Book Launch Event
Development, (Dual) Citizenship and Its Discontents in Africa
Hosted by the Department of Social Policy
Thursday 25 February 2021, 5:00pm to 6:30pm. Online public event.
Does dual citizenship reproduce inequalities?
Robtel Neajai Pailey grapples with this question and more in her engaging monograph Development, (Dual) Citizenship and Its Discontents in Africa: The Political Economy of Belonging to Liberia (Cambridge University Press, 2021). Drawing on rich life histories from over two hundred in-depth interviews in West Africa, Europe, and North America, she examines socio-economic change in Liberia, Africa’s first black republic, through the prism of citizenship. Marking how historical policy changes on citizenship and contemporary public discourse on dual citizenship have impacted development policy and practice, Pailey reveals that as Liberia transformed from a country of immigration to one of emigration, so too did the nature of citizenship, thus influencing claims for and against dual citizenship.
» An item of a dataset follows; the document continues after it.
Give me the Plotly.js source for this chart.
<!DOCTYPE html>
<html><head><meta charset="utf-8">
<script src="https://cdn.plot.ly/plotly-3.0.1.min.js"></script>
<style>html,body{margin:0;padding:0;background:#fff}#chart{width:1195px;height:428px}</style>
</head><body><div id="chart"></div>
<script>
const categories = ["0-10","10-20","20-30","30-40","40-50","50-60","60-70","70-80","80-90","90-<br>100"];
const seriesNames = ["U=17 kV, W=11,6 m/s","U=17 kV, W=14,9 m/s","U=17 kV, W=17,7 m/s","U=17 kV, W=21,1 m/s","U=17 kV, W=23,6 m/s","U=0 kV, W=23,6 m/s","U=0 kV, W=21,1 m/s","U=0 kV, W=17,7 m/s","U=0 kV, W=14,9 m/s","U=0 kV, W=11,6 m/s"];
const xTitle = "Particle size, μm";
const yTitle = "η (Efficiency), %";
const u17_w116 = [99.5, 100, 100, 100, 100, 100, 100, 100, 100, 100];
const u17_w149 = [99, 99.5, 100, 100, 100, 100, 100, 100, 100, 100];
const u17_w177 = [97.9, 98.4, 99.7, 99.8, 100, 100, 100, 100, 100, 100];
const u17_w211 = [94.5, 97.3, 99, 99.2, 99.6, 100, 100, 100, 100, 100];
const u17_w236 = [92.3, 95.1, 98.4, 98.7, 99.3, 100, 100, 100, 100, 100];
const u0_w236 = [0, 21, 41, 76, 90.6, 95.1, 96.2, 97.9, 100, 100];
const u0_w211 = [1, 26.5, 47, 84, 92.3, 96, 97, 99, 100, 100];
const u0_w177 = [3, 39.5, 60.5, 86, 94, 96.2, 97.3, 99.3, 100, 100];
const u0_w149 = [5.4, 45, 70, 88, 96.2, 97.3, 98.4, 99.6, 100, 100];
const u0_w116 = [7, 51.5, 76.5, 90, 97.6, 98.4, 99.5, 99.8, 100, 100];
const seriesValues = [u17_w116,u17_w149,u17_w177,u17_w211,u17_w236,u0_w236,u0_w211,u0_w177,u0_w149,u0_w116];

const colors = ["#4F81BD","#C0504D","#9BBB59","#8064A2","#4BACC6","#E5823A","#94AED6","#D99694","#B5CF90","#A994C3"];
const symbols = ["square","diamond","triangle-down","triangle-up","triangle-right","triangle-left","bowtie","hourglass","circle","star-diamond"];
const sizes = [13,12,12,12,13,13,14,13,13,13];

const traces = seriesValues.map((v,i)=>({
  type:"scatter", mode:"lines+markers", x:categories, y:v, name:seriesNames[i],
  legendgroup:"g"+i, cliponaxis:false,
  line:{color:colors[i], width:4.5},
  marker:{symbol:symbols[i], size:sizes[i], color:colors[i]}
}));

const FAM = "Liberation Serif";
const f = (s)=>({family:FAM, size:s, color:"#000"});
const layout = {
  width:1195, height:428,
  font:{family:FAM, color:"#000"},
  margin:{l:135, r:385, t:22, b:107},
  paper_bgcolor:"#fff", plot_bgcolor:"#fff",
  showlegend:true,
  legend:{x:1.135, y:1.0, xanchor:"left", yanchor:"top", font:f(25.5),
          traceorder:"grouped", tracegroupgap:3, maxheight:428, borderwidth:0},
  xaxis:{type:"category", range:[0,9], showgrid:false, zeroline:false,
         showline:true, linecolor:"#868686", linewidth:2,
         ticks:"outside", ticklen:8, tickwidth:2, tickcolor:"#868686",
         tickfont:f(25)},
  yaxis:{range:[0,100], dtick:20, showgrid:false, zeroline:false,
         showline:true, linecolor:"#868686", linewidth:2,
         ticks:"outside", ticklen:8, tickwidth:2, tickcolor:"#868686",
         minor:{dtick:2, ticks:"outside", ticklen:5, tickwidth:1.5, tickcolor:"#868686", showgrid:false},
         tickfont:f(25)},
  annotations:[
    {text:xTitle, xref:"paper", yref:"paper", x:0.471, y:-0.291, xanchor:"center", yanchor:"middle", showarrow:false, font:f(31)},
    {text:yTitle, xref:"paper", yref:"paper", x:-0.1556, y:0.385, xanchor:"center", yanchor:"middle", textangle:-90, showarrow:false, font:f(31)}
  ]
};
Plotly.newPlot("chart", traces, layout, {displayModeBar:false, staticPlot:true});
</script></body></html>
Her book develops a new model for conceptualising citizenship within the context of crisis-affected states while offering a compelling critique of the neoliberal framing of diasporas and donors as the panacea to post-war reconstruction.
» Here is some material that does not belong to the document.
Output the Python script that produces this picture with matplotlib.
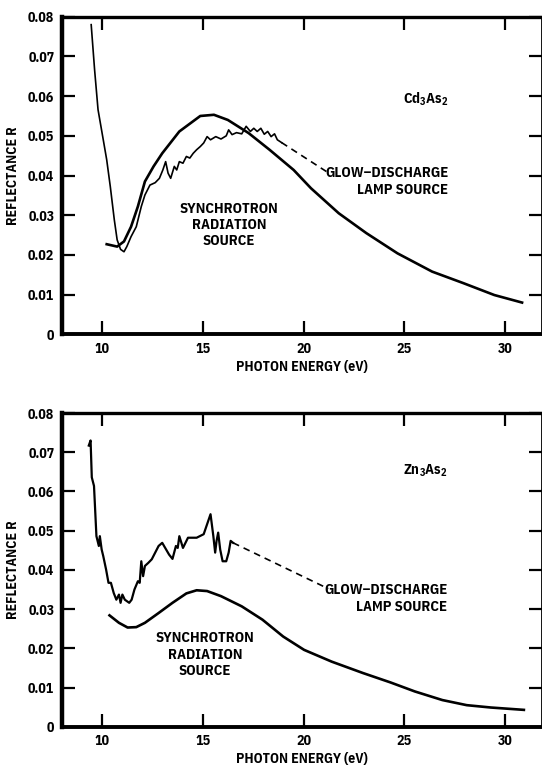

Speaker: Dr Robtel Neajai Pailey (Assistant Professor in International Social and Public Policy in the Department of Social Policy at LSE).
Discussants: Professor George Klay Kieh (Dean of the Mickey Leland-Barbara Jordan School of Public Affairs and Professor of Political Science at Texas Southern University), Dr Bronwen Manby (Visiting Senior Fellow at LSE Human Rights).
Chair: Professor Coretta Phillips (Professor of Criminology and Social Policy in the Department of Social Policy at LSE).